Israel sejak awal sudah menolak rencana resolusi tersebut dan menyesalkan sikap Dewan yang lebih melihat kondisi dan situasi di Gaza.
Direktur Jenderal Kementerian Luar Negeri Israel, Aaron Abramovich berkata, “Situasi dimana Dewan Keamanan membahas nasib warga Gaza sementara mengabaikan situasi warga Israel yang hidup di bawah ancaman roket-roket Qassam sangat tidak bisa diterima.”
Sementara itu, Menlu AS Condoleezza Rice mendesak Israel untuk menghindari meningkatnya krisis kemanusiaan di Gaza, seraya menyalahkan Hamas atas apa yang terjadi di Gaza.
Rice meminta Israel mempertimbangkan tawaran Perdana Menteri Otorita Palestina versi Fatah, Salam Fayyad, untuk menyerahkan soal perbatasan Gaza ke tangan aparat keamanan Otorita Palestina.

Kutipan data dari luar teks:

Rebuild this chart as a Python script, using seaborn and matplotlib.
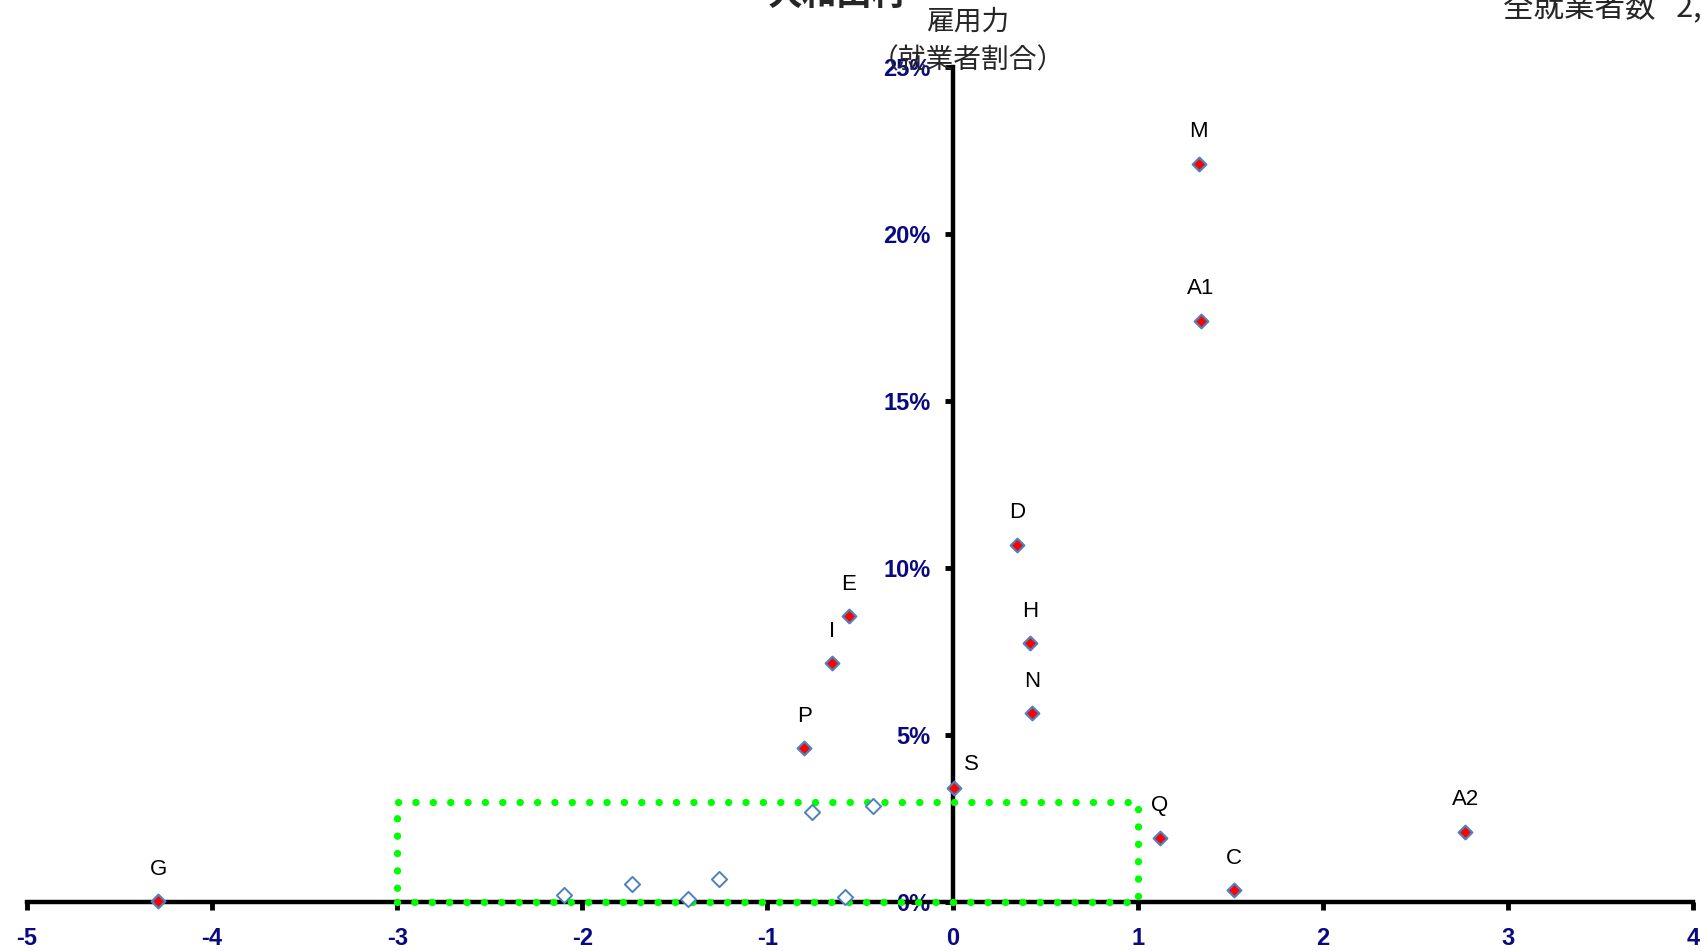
import matplotlib
matplotlib.use("Agg")
import matplotlib.pyplot as plt
import seaborn as sns
import pandas as pd
from matplotlib.patches import Rectangle
from matplotlib.ticker import FixedLocator, FuncFormatter

# ---- data ----
labeled_codes = ["M", "A1", "D", "H", "N", "E", "I", "P", "S", "Q", "A2", "C", "G"]
labeled_x = [1.33, 1.34, 0.35, 0.42, 0.43, -0.56, -0.65, -0.80, 0.01, 1.12, 2.77, 1.52, -4.29]
labeled_y = [22.1, 17.4, 10.7, 7.75, 5.65, 8.55, 7.15, 4.6, 3.4, 1.92, 2.1, 0.36, 0.03]

other_x = [-0.76, -0.43, -2.10, -1.73, -1.43, -1.26, -0.58]
other_y = [2.70, 2.86, 0.20, 0.55, 0.10, 0.68, 0.16]

box_x = [-3, 1]
box_y = [0, 3]

x_ticks = [-5, -4, -3, -2, -1, 0, 1, 2, 3, 4]
y_ticks = [0, 5, 10, 15, 20, 25]

title_text = "大和田村"
total_text = "全就業者数   2,345人"
ylabel_line1 = "雇用力"
ylabel_line2 = "（就業者割合）"

# ---- styling ----
sns.set_style("white")
plt.rcParams["font.family"] = ["Noto Sans CJK JP", "DejaVu Sans"]

df_lab = pd.DataFrame({"x": labeled_x, "y": labeled_y, "code": labeled_codes})
df_oth = pd.DataFrame({"x": other_x, "y": other_y})

fig = plt.figure(figsize=(17.02, 9.51), dpi=100)
ax = fig.add_axes([27 / 1702, 1 - 902 / 951, (1693 - 27) / 1702, (902 - 67) / 951])

# green dotted rectangle
rect = Rectangle((box_x[0], box_y[0]), box_x[1] - box_x[0], box_y[1] - box_y[0],
                 fill=False, edgecolor="#00FF00", linewidth=5.3,
                 linestyle=(0, (0.01, 2.35)), capstyle="round", zorder=3, clip_on=False)
ax.add_patch(rect)

sns.scatterplot(data=df_oth, x="x", y="y", ax=ax, marker="D", s=60,
                facecolor="white", edgecolor="#4F81BD", linewidth=1.4,
                zorder=4, clip_on=False, legend=False)
sns.scatterplot(data=df_lab, x="x", y="y", ax=ax, marker="D", s=48,
                facecolor="#FF0000", edgecolor="#4F81BD", linewidth=1.6,
                zorder=5, clip_on=False, legend=False)

for _, r in df_lab.iterrows():
    off = (12, 17) if r["code"] == "S" else (0, 23)
    ax.annotate(r["code"], (r["x"], r["y"]), xytext=off, textcoords="offset points",
                ha="center", va="center", fontsize=16, color="black",
                family=["Liberation Sans", "DejaVu Sans"], zorder=6)

ax.set_xlim(x_ticks[0], x_ticks[-1])
ax.set_ylim(y_ticks[0], y_ticks[-1])

ax.spines["left"].set_position(("data", 0))
ax.spines["bottom"].set_position(("data", 0))
for s in ["top", "right"]:
    ax.spines[s].set_visible(False)
for s in ["left", "bottom"]:
    ax.spines[s].set_linewidth(3.2)
    ax.spines[s].set_color("black")
    ax.spines[s].set_zorder(2.5)

ax.xaxis.set_major_locator(FixedLocator(x_ticks))
ax.yaxis.set_major_locator(FixedLocator(y_ticks))
ax.yaxis.set_major_formatter(FuncFormatter(lambda v, p: f"{v:.0f}%"))
ax.xaxis.set_major_formatter(FuncFormatter(lambda v, p: f"{v:.0f}"))
ax.tick_params(axis="x", direction="out", length=6, width=3.5, color="black",
               pad=12, labelsize=17, labelcolor="#0A0A80", bottom=True)
ax.tick_params(axis="y", direction="out", length=6, width=3.5, color="black",
               pad=10, labelsize=17, labelcolor="#0A0A80", left=True)
for lab in ax.get_xticklabels() + ax.get_yticklabels():
    lab.set_fontweight("bold")
    lab.set_family(["Liberation Sans", "DejaVu Sans"])
ax.set_xlabel("")
ax.set_ylabel("")
ax.grid(False)

# texts
fig.text(968 / 1702, 1 - 22 / 951, ylabel_line1, ha="center", va="center", fontsize=20)
fig.text(968 / 1702, 1 - 60 / 951, ylabel_line2, ha="center", va="center", fontsize=20)
fig.text(768 / 1702, 1 - 5 / 951, title_text, ha="left", va="baseline",
         fontsize=25, fontweight="bold")
fig.text(1503 / 1702, 1 - 16 / 951, total_text, ha="left", va="baseline", fontsize=22)

fig.savefig("out.png", dpi=100)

Namun, usulan tampaknya akan ditolak Israel. Diplomat senior Israel di Yerusalem yang tidak ingin namanya disebutkan menyatakan bahwa pemberian wewenang kepada Fayyad atas perbatasan Jalur Gaza tanpa koordinasi dengan Hamas akan memberikan peluang bagi kelompok itu untuk membangun kembali kekuatannya. Sementara pemberian wewenang kepada Fayyad dengan persetujuan Hamas hanya akan memberi legitimasi bagi kelompok itu.